What makes it taste the way it does is the mastic oil — pressed from the resin of Pistacia lentiscus var. chia, the mastic tree that produces usable "tears" only in the Mastichochoria villages of southern Chios. Chios mastic has held EU Protected Designation of Origin status since 1997, and the cultivation know-how was added to UNESCO's Intangible Cultural Heritage list in 2014. The flavour is hard to compare to anything else: faintly pine-like, cooling, slightly bitter at the edges, then sweet.
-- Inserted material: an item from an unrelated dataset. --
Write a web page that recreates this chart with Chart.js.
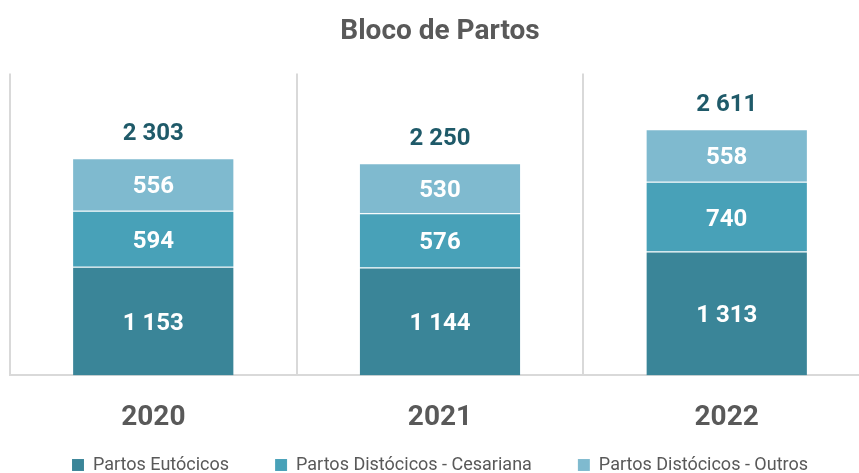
<!DOCTYPE html>
<html>
<head>
<meta charset="utf-8">
<script src="https://cdn.jsdelivr.net/npm/chart.js@4.4.1/dist/chart.umd.min.js"></script>
<style>
  html, body { margin: 0; padding: 0; background: #fff; overflow: hidden; }
  canvas { display: block; }
</style>
</head>
<body>
<canvas id="myChart" width="870" height="473"></canvas>
<script>
const years = ['2020', '2021', '2022'];
const eutocicos = [1153, 1144, 1313];
const cesariana = [594, 576, 740];
const outros = [556, 530, 558];
const seriesNames = ['Partos Eutócicos', 'Partos Distócicos - Cesariana', 'Partos Distócicos - Outros'];

const FONT = 'Roboto, "Liberation Sans", sans-serif';

// formata 2303 -> "2 303"
function fmt(v) {
  return String(v).replace(/\B(?=(\d{3})+(?!\d))/g, ' ');
}

// escreve os valores dentro das barras e o total por cima
const labelsPlugin = {
  id: 'barLabels',
  beforeLayout(chart) {
    // legenda ocupa menos altura no layout
    const lg = chart.legend;
    if (lg && !lg._baixa) {
      const fit = lg.fit;
      lg.fit = function () {
        fit.call(this);
        this.height = 12;
      };
      lg._baixa = true;
    }
  },
  afterLayout(chart) {
    const lg = chart.legend;
    lg.top = chart.height - 63;
    lg.bottom = chart.height;
    lg.height = 63;
  },
  afterDatasetsDraw(chart) {
    const c = chart.ctx;
    c.save();
    c.textAlign = 'center';
    c.textBaseline = 'middle';
    c.font = 'bold 24px ' + FONT;
    c.fillStyle = '#ffffff';
    chart.data.datasets.forEach((ds, i) => {
      chart.getDatasetMeta(i).data.forEach((bar, j) => {
        const mid = (bar.y + bar.base) / 2;
        c.fillText(fmt(ds.data[j]), bar.x, mid + 3);
      });
    });
    const last = chart.getDatasetMeta(chart.data.datasets.length - 1);
    c.fillStyle = '#1f5a69';
    last.data.forEach((bar, j) => {
      const total = eutocicos[j] + cesariana[j] + outros[j];
      c.fillText(fmt(total), bar.x, bar.y - 24);
    });
    c.restore();
  }
};

const data = {
  labels: years,
  datasets: [
    { label: seriesNames[0], data: eutocicos, backgroundColor: '#3a8598' },
    { label: seriesNames[1], data: cesariana, backgroundColor: '#48a1b8' },
    { label: seriesNames[2], data: outros, backgroundColor: '#7fbacf' }
  ].map(d => Object.assign(d, {
    borderColor: 'rgba(255,255,255,0.25)',
    borderWidth: { top: 1, bottom: 0, left: 0, right: 0 },
    borderSkipped: false,
    barPercentage: 0.7,
    categoryPercentage: 0.8
  }))
};

const config = {
  type: 'bar',
  data: data,
  options: {
    responsive: false,
    animation: false,
    layout: { padding: { left: 10, right: 0, top: 0, bottom: 0 } },
    plugins: {
      title: {
        display: true,
        text: 'Bloco de Partos',
        color: '#595959',
        font: { family: FONT, size: 28, weight: 'bold' },
        padding: { top: 15, bottom: 25 }
      },
      legend: {
        position: 'bottom',
        labels: {
          color: '#595959',
          font: { family: FONT, size: 18 },
          boxWidth: 12,
          boxHeight: 12,
          padding: 46
        }
      },
      tooltip: { enabled: false }
    },
    scales: {
      x: {
        stacked: true,
        grid: { display: true, offset: true, color: '#d9d9d9', lineWidth: 2, drawTicks: false },
        border: { display: true, color: '#d9d9d9', width: 2 },
        ticks: {
          color: '#595959',
          padding: 26,
          font: { family: FONT, size: 28, weight: 'bold' }
        }
      },
      y: {
        stacked: true,
        min: 0,
        max: 3200,
        display: false
      }
    }
  },
  plugins: [labelsPlugin]
};

new Chart(document.getElementById('myChart').getContext('2d'), config);
</script>
</body>
</html>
Artificial mastic flavouring tastes flat next to it.
Beyond the spoon-in-water ritual, the paste works as a concentrated mastic flavour base in the kitchen. A teaspoon stirred into warm milk puddings — muhallebi, sütlaç, rice pudding — carries the aroma through the whole pot. It folds into ice cream bases, cookie doughs, and cake batters, and in Turkey it is spread on breakfast bread like a preserve, which is why Turkish speakers call it sakız reçeli, mastic jam.
The paste comes in a sealed white-lidded tub in two sizes, 300 g and 600 g. The texture is dense and chewy at room temperature and firms up in cold water — exactly how the ypovrychio is meant to behave. Korakis-Marinos produces under ISO 9001:2015 and HACCP certification, and its sweets ship from Chios to markets across Europe, the UK, and the Arab world. This tub is the same one sold in Greece.